The storyline was based on the real-life murder of a young woman by her partner; her friends and family were interviewed extensively by the programme makers. “We wanted it to be truthful and real and no part of it to seem fake or glamourised,” says Campbell.
“What I loved about the script was that you saw Ashley as a real person,” she says. “Sometimes with portrayals of domestic violence, the women involved are just victims, with no personality, just completely trodden-down. But people continue to live their normal lives: they go out, they continue to have arguments with their partners, even if there is always the fear of where that might end up.”
At one point, Ashley discovers Reece’s infidelity. She is furious, and confronts him, but he bullies and plays on her insecurities until she is so bewildered and frightened she believes that she is to blame. Campbell found this scene among the most difficult to play. “To know it was someone’s life – and that was how they were treated – was horrendous,” she says. “What alarmed me was the the psychological abuse. Someone working their way into [a victim’s] head to the point they don’t even know they are a victim.”
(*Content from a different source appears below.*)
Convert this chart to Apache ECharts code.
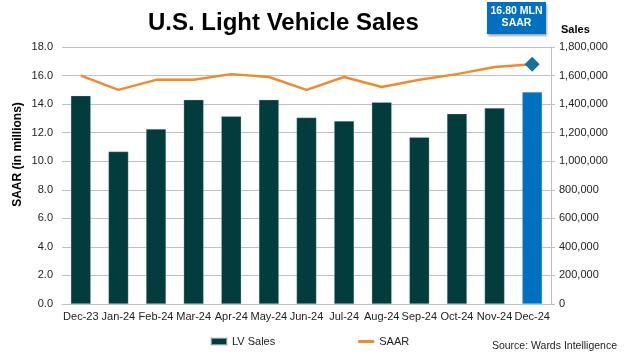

Campbell has been acting professionally since she was 16. Growing up in Wilmington, Kent, the daughter of a teacher and a police officer, with a stepfather who was a book-binder and a stepmother who works in retail, Campbell had only ever acted in school plays. Then one day in London she was approached by a woman, Sarah Walker, who turned out to be a director.
“I was meeting a friend on Tottenham Court Road,” Campbell says, “and she asked me if I was an actress. She told me she was running an audition and I looked just how she wanted one character to look.”
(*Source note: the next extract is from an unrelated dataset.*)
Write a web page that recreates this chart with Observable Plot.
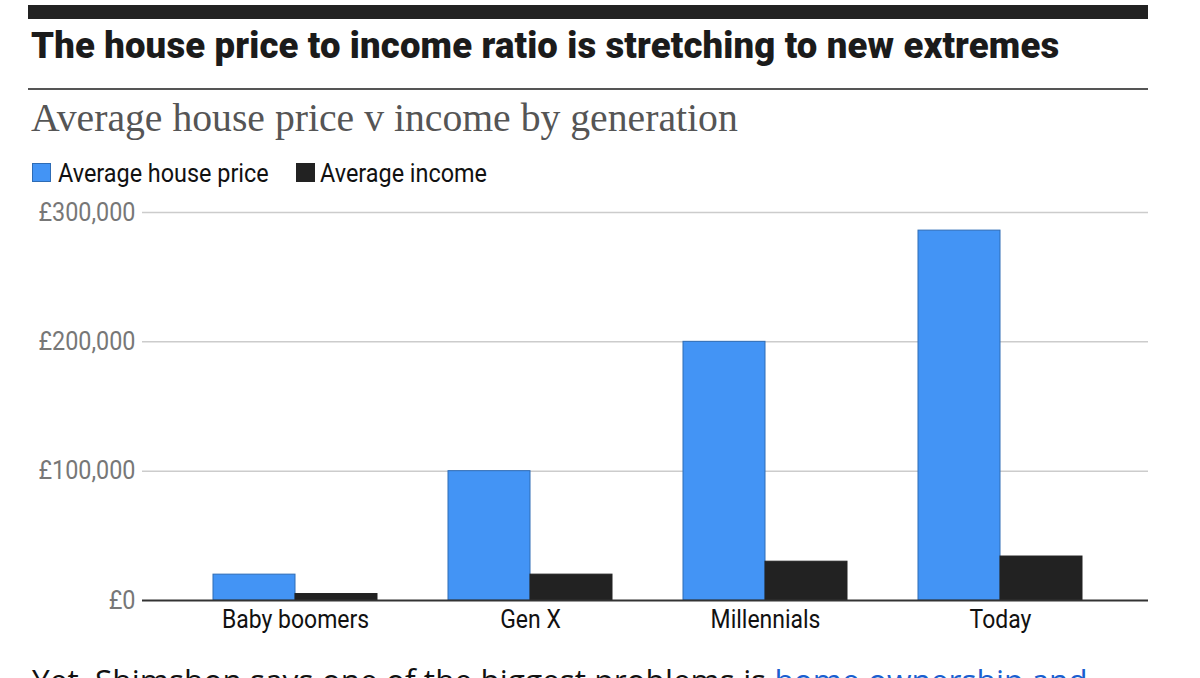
<!DOCTYPE html>
<html>
<head>
<meta charset="utf-8">
<script src="https://cdn.jsdelivr.net/npm/d3@7"></script>
<script src="https://cdn.jsdelivr.net/npm/@observablehq/plot@0.6"></script>
<style>
  html, body { margin: 0; padding: 0; background: #fff; width: 1200px; height: 678px; overflow: hidden; }
  #wrap { position: relative; width: 1200px; height: 678px; overflow: hidden; }
  .topbar { position: absolute; left: 28px; top: 5px; width: 1120px; height: 14px; background: #222; }
  .title { position: absolute; left: 31px; top: 28px; font-family: Roboto, "Liberation Sans", sans-serif; font-weight: 900; font-size: 36.5px; line-height: 36px; letter-spacing: 0.15px; color: #1b1b1b; white-space: nowrap; }
  .rule { position: absolute; left: 28px; top: 88px; width: 1120px; height: 2px; background: #555; }
  .subtitle { position: absolute; left: 31px; top: 99px; font-family: "Liberation Serif", "DejaVu Serif", serif; font-size: 39.7px; line-height: 39.5px; color: #555; white-space: nowrap; }
  .legend { position: absolute; left: 32px; top: 160px; height: 26px; font-family: Roboto, sans-serif; font-size: 26px; line-height: 26px; color: #111; white-space: nowrap; }
  .legend .sw { position: absolute; top: 3px; width: 19px; height: 19px; box-sizing: border-box; }
  .legend .lab { position: absolute; top: 0; white-space: nowrap; display: inline-block; transform-origin: 0 50%; }
  #chart { position: absolute; left: 0; top: 196px; }
  .body { position: absolute; left: 32px; top: 664px; font-family: "Open Sans", sans-serif; font-size: 31.6px; line-height: 32px; color: #111; white-space: nowrap; }
  .body a { color: #1a5fd0; text-decoration: none; }
</style>
</head>
<body>
<div id="wrap">
  <div class="topbar"></div>
  <div class="title">The house price to income ratio is stretching to new extremes</div>
  <div class="rule"></div>
  <div class="subtitle">Average house price v income by generation</div>
  <div class="legend" id="legend"></div>
  <div id="chart"></div>
  <div class="body">Yet, Shimshon says one of the biggest problems is <a>home ownership and</a></div>
</div>
<script>
const generations = ["Baby boomers", "Gen X", "Millennials", "Today"];
const housePrice = [20000, 100000, 200000, 286000];
const income = [5000, 20000, 30000, 34000];
const yTicks = [0, 100000, 200000, 300000];
const seriesNames = ["Average house price", "Average income"];
const seriesColors = ["#4394f5", "#222222"];
const seriesStrokes = ["#2e6cb5", "#222222"];

const rows = generations.map((g, i) => ({generation: g, house: housePrice[i], income: income[i]}));

const squeeze = 0.9; // condensed look for the sans labels

// legend
const legend = document.getElementById("legend");
const swatchX = [0, 264];
const labelX = [26, 288];
seriesNames.forEach((name, i) => {
  const sw = document.createElement("span");
  sw.className = "sw";
  sw.style.left = swatchX[i] + "px";
  sw.style.background = seriesColors[i];
  sw.style.border = "1px solid " + seriesStrokes[i];
  const lab = document.createElement("span");
  lab.className = "lab";
  lab.style.left = labelX[i] + "px";
  lab.style.transform = `scaleX(${squeeze})`;
  lab.textContent = name;
  legend.appendChild(sw);
  legend.appendChild(lab);
});

const half = 82;

const chart = Plot.plot({
  width: 1200,
  height: 448,
  marginLeft: 142,
  marginRight: 52,
  marginTop: 16,
  marginBottom: 44,
  style: {fontFamily: "Roboto, sans-serif", background: "transparent", overflow: "visible"},
  x: {domain: generations, paddingInner: 0.303, paddingOuter: 0.289, align: 0.515, axis: null},
  y: {domain: [0, 300000], axis: null},
  marks: [
    Plot.ruleY(yTicks.filter(d => d > 0), {stroke: "#cccccc", strokeWidth: 1.5}),
    Plot.barY(rows, {x: "generation", y: "house", fill: seriesColors[0], stroke: seriesStrokes[0], strokeWidth: 1, insetRight: half}),
    Plot.barY(rows, {x: "generation", y: "income", fill: seriesColors[1], stroke: seriesStrokes[1], strokeWidth: 1, insetLeft: half}),
    Plot.ruleY([0], {stroke: "#333333", strokeWidth: 2}),
    Plot.axisY({ticks: yTicks, tickSize: 0, tickPadding: 7, tickFormat: d => "£" + d3.format(",")(d), fill: "#777777", fontSize: 26, label: null}),
    Plot.axisX({tickSize: 0, tickPadding: 9, fill: "#111111", fontSize: 25.5, label: null})
  ]
});
document.getElementById("chart").appendChild(chart);

// condense tick labels horizontally
chart.querySelectorAll("text").forEach(t => {
  const len = t.getComputedTextLength();
  if (len > 0) {
    t.setAttribute("textLength", (len * squeeze).toFixed(1));
    t.setAttribute("lengthAdjust", "spacingAndGlyphs");
  }
});
</script>
</body>
</html>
With her friend delayed at work, Campbell went along and was offered a part in Freak, an online teen drama made for MySpace. She found an agent and was auditioning for parts while studying for her A-levels, and later for a film studies degree at Royal Holloway, University of London. After the emotional toll of Murdered By My Boyfriend, she says that she is happy to be working on an E4 comedy, Tripped, opposite Inbetweeners star Blake Harrison, and to have a small role in Guy Ritchie’s new film about King Arthur. Even now, she can’t believe her luck: “I’m, not really into destiny but it’s funny – I bumped into a woman who told me about an audition and now I have a Bafta.”